What you have to do
Return precisely the span of lines from the top of the material below to the line containing "color='#C0504D', label='Mortales', zorder=3)", both included. Pictures are excluded.

Recorded information
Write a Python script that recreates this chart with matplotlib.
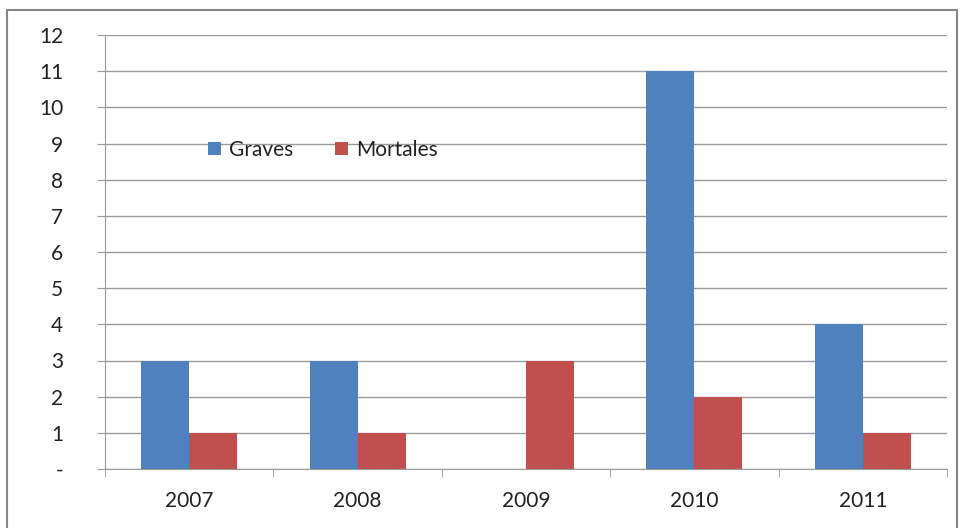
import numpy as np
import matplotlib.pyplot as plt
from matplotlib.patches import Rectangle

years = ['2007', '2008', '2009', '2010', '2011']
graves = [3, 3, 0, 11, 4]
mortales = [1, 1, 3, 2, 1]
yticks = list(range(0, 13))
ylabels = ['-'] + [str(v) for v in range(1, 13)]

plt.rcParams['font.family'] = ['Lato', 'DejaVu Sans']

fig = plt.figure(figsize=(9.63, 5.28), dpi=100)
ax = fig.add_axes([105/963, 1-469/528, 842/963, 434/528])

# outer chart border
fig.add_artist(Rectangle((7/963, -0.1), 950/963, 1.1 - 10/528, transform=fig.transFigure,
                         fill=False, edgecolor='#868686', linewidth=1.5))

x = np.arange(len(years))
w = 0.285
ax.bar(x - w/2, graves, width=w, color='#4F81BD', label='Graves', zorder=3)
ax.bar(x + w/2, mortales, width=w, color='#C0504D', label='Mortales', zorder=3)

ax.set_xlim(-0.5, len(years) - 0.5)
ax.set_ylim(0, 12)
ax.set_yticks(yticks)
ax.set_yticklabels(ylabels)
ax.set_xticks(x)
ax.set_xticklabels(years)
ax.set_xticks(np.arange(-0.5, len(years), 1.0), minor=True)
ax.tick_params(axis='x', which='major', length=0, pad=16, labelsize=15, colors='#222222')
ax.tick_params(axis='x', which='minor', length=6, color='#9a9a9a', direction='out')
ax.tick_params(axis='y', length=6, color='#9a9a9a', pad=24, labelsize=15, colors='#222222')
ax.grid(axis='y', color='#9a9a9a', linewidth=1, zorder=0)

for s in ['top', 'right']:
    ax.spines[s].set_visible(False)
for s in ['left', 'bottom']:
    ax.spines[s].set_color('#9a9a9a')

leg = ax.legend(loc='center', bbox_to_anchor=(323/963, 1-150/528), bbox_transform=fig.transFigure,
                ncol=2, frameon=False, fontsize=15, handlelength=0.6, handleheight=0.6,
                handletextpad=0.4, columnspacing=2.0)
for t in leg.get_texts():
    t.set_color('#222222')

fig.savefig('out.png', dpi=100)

Reply to the exercise
Write a Python script that recreates this chart with matplotlib.
import numpy as np
import matplotlib.pyplot as plt
from matplotlib.patches import Rectangle

years = ['2007', '2008', '2009', '2010', '2011']
graves = [3, 3, 0, 11, 4]
mortales = [1, 1, 3, 2, 1]
yticks = list(range(0, 13))
ylabels = ['-'] + [str(v) for v in range(1, 13)]

plt.rcParams['font.family'] = ['Lato', 'DejaVu Sans']

fig = plt.figure(figsize=(9.63, 5.28), dpi=100)
ax = fig.add_axes([105/963, 1-469/528, 842/963, 434/528])

# outer chart border
fig.add_artist(Rectangle((7/963, -0.1), 950/963, 1.1 - 10/528, transform=fig.transFigure,
                         fill=False, edgecolor='#868686', linewidth=1.5))

x = np.arange(len(years))
w = 0.285
ax.bar(x - w/2, graves, width=w, color='#4F81BD', label='Graves', zorder=3)
ax.bar(x + w/2, mortales, width=w, color='#C0504D', label='Mortales', zorder=3)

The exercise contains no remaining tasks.